(Code that draws figures)

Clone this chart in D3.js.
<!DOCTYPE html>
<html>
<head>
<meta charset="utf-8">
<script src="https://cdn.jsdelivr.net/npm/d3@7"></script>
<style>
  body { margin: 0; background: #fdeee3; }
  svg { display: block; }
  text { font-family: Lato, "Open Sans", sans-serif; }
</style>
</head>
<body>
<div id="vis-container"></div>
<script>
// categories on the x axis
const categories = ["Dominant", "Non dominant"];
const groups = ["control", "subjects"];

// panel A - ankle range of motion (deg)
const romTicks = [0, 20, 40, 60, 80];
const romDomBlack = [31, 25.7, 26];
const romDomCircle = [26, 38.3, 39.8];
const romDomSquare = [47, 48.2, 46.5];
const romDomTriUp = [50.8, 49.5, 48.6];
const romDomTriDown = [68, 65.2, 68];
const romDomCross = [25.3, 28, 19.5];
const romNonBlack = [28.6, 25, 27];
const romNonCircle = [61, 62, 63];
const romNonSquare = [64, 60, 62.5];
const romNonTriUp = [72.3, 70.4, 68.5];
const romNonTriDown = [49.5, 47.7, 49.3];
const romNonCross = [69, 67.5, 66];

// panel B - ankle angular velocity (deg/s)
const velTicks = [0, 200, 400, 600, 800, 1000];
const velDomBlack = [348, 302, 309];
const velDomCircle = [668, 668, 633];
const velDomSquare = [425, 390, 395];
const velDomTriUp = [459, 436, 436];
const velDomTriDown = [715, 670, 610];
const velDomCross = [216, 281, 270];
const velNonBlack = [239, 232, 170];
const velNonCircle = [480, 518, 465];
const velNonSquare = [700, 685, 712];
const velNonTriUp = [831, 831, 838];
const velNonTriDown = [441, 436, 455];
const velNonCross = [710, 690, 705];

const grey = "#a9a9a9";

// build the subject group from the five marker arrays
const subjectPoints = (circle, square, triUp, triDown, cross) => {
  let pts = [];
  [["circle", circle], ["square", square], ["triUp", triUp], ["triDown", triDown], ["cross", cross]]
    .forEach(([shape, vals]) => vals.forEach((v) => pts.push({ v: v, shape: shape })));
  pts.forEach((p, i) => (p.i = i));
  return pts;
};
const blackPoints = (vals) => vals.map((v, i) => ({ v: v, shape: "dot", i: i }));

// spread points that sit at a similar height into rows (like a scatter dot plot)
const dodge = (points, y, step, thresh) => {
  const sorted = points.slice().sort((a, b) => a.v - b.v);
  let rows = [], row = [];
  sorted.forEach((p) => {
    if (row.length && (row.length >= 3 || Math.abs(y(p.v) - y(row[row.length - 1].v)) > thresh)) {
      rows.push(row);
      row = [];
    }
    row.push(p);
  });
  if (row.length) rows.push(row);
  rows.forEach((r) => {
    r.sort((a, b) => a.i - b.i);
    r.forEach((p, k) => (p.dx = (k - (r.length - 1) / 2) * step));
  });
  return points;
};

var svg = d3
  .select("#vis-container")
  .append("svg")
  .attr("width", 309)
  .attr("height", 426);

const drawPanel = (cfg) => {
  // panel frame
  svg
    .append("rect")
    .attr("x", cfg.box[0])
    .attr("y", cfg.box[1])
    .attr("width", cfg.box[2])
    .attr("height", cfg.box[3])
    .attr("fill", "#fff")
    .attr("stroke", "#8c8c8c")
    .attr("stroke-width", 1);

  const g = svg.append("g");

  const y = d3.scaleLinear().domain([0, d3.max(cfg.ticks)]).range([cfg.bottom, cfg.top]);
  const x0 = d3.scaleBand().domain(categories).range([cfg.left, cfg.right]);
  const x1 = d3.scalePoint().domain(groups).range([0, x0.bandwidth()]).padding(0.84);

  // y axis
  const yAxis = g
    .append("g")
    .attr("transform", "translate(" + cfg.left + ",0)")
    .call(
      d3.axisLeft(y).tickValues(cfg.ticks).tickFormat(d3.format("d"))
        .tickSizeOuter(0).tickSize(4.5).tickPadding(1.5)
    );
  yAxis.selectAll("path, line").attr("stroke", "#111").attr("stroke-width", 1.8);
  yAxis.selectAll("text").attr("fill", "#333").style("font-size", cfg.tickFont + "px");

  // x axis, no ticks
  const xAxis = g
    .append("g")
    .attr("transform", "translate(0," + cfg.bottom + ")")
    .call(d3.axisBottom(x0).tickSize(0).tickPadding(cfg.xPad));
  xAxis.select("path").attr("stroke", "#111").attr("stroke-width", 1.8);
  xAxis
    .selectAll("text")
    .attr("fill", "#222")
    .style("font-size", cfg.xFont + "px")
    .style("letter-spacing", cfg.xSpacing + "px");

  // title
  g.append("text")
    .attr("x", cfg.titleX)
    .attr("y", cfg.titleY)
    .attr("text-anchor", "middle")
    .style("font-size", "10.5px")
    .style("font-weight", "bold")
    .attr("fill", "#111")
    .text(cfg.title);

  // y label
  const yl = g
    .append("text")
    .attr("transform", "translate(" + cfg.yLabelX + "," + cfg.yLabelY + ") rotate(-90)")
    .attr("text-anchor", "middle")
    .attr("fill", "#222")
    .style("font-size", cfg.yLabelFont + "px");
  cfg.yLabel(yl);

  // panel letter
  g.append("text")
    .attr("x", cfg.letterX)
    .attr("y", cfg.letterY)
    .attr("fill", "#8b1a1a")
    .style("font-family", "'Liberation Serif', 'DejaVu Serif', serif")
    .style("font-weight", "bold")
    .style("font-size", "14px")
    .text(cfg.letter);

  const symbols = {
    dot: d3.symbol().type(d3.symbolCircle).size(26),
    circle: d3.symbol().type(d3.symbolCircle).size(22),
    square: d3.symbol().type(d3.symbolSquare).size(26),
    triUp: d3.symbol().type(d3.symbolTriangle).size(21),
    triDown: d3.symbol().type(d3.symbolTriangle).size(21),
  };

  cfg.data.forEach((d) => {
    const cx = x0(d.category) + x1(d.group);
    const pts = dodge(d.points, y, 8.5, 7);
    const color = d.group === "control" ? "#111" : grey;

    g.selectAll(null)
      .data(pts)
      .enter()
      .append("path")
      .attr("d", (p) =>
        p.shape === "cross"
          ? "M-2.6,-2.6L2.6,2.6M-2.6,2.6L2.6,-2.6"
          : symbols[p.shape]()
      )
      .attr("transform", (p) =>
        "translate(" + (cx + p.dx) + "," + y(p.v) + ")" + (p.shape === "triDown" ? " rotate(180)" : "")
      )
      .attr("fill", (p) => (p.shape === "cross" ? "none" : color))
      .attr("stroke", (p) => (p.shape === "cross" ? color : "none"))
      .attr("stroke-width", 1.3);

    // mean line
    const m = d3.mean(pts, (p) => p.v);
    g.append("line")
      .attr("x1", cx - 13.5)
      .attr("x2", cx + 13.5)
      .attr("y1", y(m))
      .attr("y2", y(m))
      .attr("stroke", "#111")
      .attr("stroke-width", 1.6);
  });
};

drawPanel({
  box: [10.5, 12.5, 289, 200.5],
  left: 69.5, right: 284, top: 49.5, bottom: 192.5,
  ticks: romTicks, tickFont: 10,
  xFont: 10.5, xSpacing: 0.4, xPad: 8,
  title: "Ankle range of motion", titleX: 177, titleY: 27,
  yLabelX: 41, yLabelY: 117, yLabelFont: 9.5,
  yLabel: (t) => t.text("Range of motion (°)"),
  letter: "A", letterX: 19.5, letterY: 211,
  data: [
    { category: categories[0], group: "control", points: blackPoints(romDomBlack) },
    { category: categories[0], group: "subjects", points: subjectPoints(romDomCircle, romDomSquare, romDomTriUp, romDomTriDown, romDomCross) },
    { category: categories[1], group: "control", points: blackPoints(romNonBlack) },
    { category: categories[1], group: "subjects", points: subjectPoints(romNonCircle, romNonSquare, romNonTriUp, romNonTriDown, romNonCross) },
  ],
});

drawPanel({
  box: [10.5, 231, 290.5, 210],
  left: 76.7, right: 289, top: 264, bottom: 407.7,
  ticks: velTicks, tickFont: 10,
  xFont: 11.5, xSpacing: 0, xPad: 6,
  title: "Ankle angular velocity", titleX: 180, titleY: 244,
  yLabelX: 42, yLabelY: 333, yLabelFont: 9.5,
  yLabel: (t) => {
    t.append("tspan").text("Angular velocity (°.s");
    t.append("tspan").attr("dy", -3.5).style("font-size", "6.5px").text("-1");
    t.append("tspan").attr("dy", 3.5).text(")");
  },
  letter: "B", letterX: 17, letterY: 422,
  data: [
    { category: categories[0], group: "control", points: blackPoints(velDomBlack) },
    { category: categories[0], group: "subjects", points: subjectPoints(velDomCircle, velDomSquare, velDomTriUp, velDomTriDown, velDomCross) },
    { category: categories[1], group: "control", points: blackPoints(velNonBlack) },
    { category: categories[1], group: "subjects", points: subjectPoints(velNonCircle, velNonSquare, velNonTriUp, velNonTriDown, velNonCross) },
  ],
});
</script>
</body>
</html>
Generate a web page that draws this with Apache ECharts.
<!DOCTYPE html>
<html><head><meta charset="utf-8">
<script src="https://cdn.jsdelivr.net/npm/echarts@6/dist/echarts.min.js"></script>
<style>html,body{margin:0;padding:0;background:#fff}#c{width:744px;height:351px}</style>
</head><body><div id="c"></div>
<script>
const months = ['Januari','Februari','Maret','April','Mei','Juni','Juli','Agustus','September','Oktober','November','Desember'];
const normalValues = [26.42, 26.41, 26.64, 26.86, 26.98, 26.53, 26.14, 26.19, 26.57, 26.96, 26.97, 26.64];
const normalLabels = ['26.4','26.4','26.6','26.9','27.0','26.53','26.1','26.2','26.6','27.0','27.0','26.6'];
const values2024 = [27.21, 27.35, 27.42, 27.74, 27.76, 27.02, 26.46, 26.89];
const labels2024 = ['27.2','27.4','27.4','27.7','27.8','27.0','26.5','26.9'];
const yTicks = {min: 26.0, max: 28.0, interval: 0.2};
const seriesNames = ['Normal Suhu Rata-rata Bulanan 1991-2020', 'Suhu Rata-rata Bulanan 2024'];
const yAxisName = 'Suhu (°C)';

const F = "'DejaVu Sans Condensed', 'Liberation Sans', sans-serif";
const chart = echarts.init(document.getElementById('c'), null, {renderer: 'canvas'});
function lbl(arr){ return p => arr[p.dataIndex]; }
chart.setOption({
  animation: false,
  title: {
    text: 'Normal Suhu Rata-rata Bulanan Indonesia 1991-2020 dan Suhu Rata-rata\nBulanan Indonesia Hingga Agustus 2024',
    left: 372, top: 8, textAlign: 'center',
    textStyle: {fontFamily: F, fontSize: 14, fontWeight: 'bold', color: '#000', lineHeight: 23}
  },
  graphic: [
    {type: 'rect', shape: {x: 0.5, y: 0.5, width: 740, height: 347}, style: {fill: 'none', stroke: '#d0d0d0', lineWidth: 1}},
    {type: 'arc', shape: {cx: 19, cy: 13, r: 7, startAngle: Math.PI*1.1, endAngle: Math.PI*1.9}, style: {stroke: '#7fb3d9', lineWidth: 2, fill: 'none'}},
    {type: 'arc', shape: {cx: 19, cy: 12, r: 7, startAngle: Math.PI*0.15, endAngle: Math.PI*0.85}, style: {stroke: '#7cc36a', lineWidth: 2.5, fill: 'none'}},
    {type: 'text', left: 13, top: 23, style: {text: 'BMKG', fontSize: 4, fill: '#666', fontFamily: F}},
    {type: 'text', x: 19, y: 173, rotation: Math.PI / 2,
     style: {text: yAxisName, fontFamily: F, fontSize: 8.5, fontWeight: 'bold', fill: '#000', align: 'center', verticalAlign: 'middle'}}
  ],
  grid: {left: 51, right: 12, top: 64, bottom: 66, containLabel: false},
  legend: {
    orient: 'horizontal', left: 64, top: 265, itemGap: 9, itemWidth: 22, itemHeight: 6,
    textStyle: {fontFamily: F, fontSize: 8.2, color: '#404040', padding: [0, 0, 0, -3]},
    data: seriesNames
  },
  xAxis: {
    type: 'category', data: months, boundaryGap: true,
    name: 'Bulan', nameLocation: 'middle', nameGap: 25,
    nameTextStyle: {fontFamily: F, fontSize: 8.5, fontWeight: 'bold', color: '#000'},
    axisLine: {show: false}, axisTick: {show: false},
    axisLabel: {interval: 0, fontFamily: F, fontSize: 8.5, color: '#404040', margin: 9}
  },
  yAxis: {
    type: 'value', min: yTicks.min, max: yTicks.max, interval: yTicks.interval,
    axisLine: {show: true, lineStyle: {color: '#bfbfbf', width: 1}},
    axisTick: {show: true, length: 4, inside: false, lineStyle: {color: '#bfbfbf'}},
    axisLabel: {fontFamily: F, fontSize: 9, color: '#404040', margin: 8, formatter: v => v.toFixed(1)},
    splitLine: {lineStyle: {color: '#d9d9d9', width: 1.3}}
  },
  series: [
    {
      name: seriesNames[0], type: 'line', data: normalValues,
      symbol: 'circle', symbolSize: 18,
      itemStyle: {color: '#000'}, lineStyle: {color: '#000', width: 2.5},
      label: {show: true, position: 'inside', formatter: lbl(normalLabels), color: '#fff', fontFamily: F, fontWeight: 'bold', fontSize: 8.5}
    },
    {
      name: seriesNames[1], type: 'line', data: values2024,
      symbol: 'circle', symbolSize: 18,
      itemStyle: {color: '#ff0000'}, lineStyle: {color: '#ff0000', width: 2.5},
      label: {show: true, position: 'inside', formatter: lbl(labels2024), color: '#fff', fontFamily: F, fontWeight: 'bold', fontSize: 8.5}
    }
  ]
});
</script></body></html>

STATED GOAL: Only the lines from the one containing "Generate a web" through the one containing "const yAxisName = 'Suhu (°C)';" are to be extracted, exactly as they appear, with both ends included.

EXERCISE RESULT:
Generate a web page that draws this with Apache ECharts.
<!DOCTYPE html>
<html><head><meta charset="utf-8">
<script src="https://cdn.jsdelivr.net/npm/echarts@6/dist/echarts.min.js"></script>
<style>html,body{margin:0;padding:0;background:#fff}#c{width:744px;height:351px}</style>
</head><body><div id="c"></div>
<script>
const months = ['Januari','Februari','Maret','April','Mei','Juni','Juli','Agustus','September','Oktober','November','Desember'];
const normalValues = [26.42, 26.41, 26.64, 26.86, 26.98, 26.53, 26.14, 26.19, 26.57, 26.96, 26.97, 26.64];
const normalLabels = ['26.4','26.4','26.6','26.9','27.0','26.53','26.1','26.2','26.6','27.0','27.0','26.6'];
const values2024 = [27.21, 27.35, 27.42, 27.74, 27.76, 27.02, 26.46, 26.89];
const labels2024 = ['27.2','27.4','27.4','27.7','27.8','27.0','26.5','26.9'];
const yTicks = {min: 26.0, max: 28.0, interval: 0.2};
const seriesNames = ['Normal Suhu Rata-rata Bulanan 1991-2020', 'Suhu Rata-rata Bulanan 2024'];
const yAxisName = 'Suhu (°C)';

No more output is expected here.